Professor May Mei remembers what it was like to relocate from Orange County, California, to Granville.
“I moved across the country in a sedan,” said Mei, Denison’s mathematics department chair and current faculty chair. “I came with no furniture. First priority was to get a mattress from a place that did same-day delivery.”
She was fortunate to move into a Denison-owned home on Prospect Street.
“When you start a faculty job, you may be moving across the country to someplace where you don’t know anyone or the area,” she said. “Having a landing pad is just one fewer thing to worry about.”
At times throughout its history, Denison has offered faculty and staff housing of various sorts, but nothing quite as ambitious as the project rising northwest of campus on New Burg Street.
Later this summer, the college will open the first of two planned phases in a townhome-style faculty and staff community. The 31-acre parcel, long owned by Denison, has been designed to accommodate about 60 units total. The first phase includes 29 units and will be finished in spring 2025.
“We’re on track to be done with Phase 1 by the end of May,” said Drew Mascioli, Denison’s manager of capital construction and planning.
The development is geared toward providing new hires with an affordable, well-built housing option replete with community greenspaces and linked to campus by a half-mile walking path.
The first tenants are expected to have moved in before classes start in Fall 2025.
David English, Denison’s CFO and vice president for finance and management, said planning for the project began in earnest around 2019 to address the rising prices and low availability in the Granville housing market.
“We were hearing from more faculty chairs saying they had some people turn down offers because they couldn’t find an affordable place in the Granville area and they didn’t want to live 30 miles away from campus,” English said.
“We wanted to make these nice places for people to live, at reasonable rents,” English said. “We’re not targeting a profit margin on these. Our goal is to have employees who are happy to live in them, and for us to just break even.”
The idea is that new hires could stay in the townhomes for up to four years, giving them ample time to become settled in the community and find permanent housing. The staggered turnover should free up units on a steady basis for newer arrivals.

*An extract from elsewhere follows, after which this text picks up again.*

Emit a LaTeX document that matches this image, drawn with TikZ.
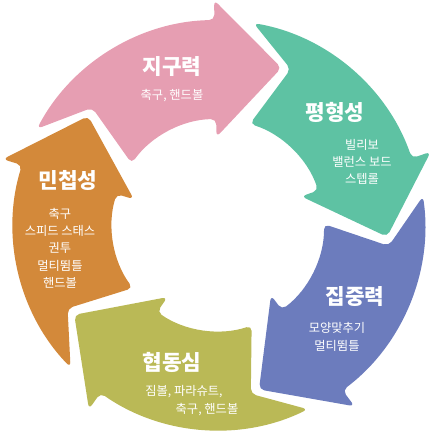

“We wanted to be very supportive of our faculty during that early career stage,” Provost Kim Coplin said.
“This is truly a talent-acquisition and retention project,” Mascioli said.
The 1- and 2-bedroom units were designed with a mix of higher-end touches, such as crown molding, large windows, electric fireplaces, and cathedral ceilings.
“We’re not building this as inexpensively as we could have, because we want it to reflect well on Granville and Denison,” English said.
Front porches and common greenspaces were included throughout to foster a sense of community.
“We’re hoping people will sit on their front porches or go out on the common green and meet their neighbors,” English said.
The development is geared toward new faculty, but Denison will consider interest from other employees as well.
“We’ll see how quickly they rent up,” English said.
He said the development underscores Denison’s commitment to forging bonds among employees and with students.
“This project is reflective of the strong financial position we’re in, and the success we’ve had that allows us to double-down on making sure that we’re reinforcing mentorship opportunities for our faculty and staff,” English said.
“Denison is about mentoring relationships, and that requires individual time,” he said. “Logically, you’re going to have more time to interact with other people on campus, including students, if you live close to campus.”
Mei cherishes her connections with students — “I think it’s the highest honor to be invited to one of my students’ events,” she said — and values the bonds that come with living close to campus.
The new development should help new employees build those bonds from the start, she said.
“It facilitates connections to the other humans there,” she said. “It facilitates connections to the place. Anything that brings people together and keeps them near campus, I am for.”